A call to Interior's U.S. Geological Survey produced this assessment from Ozzie Gerard, a staff geologist: "The Survey simply isn't doing any extensive work on heavy oils today."
Howard Ritzma, a geologist with the Utah Geological and Mineral Survey, says that while Utah has 95 per cent of the nation's tar sands, Washington has been caught up in an argument over whether tar sands -- most of which are on federal lands -- should be leased to private firms as coal or as oil.
The final explanation may lay with the oil companies, who acknowledge that their interest is not in suppressing new energy technology but in maximizing profits. "The fact is the pay-out is quicker for 30 gravity west Texas crude than for the recovery of California heavy oil fields," says one official whose company has heavy oil and tar sands holdings.
The rules of resource economics governing the companies' livelihood are, in the end, primitive. Exploitable reserves are defined by a combination of the resource base, technology and market prices. The most profitable deposits are developed first, the less profitable saved for later.

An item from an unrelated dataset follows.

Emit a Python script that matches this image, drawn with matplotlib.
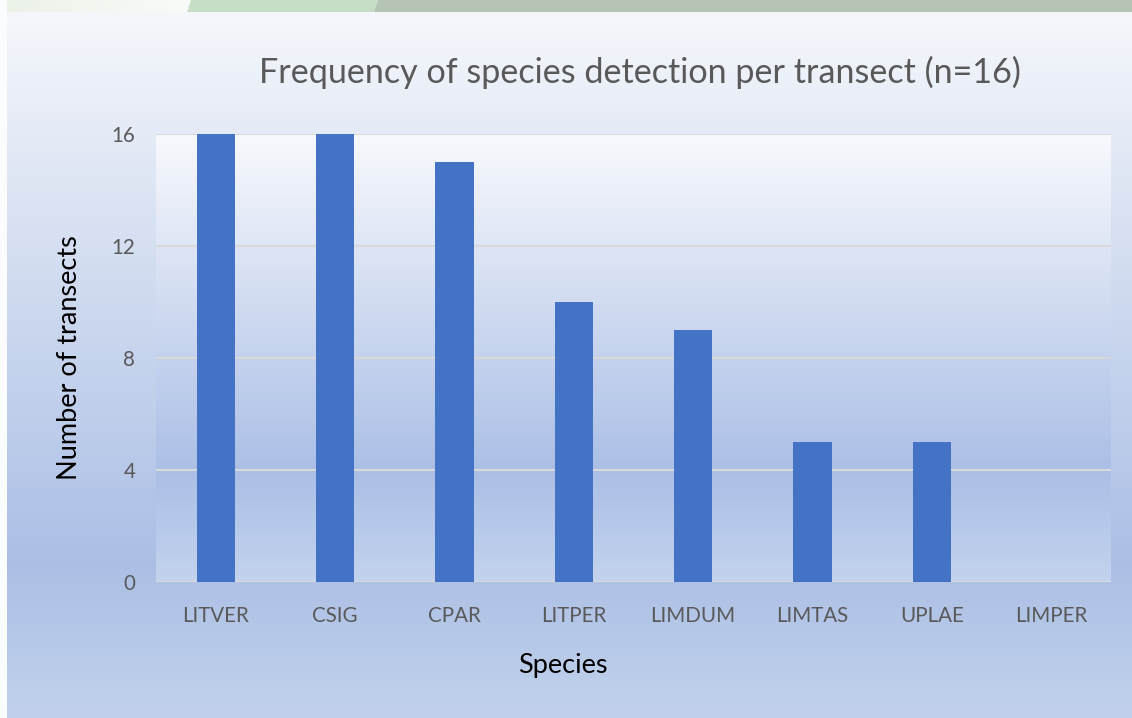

While it is not clear whether heavy oils can be developed as quickly as Goldmuntz says, it is clear that the issue deserves careful and urgent scrutiny by both the Congress and the administration. Perhaps Washington could then begin to catch up with Wall Street, where the promise of heavy oil is well understood.
Consider this assessment offered by Goldman Sachs Research in a May 25, 1976, prospectus sent to the investment banking house's customers:
"The oil industry has been very quiet about its heavy oil development programs because the major tax on the oil industry is the county ad valorem tax, which is assessed on the present value of future cash flow from a producing property."
Goldman Sachs advised investors to consider companies with substantial holdings in heavy oils: Santa Fe Industries, Union Oil, Stanard of California, Shell, Mobil, Getty and Texaco.
"The overall domestic crude oil shortage has opened up major new markets for heavy oil," the firm said.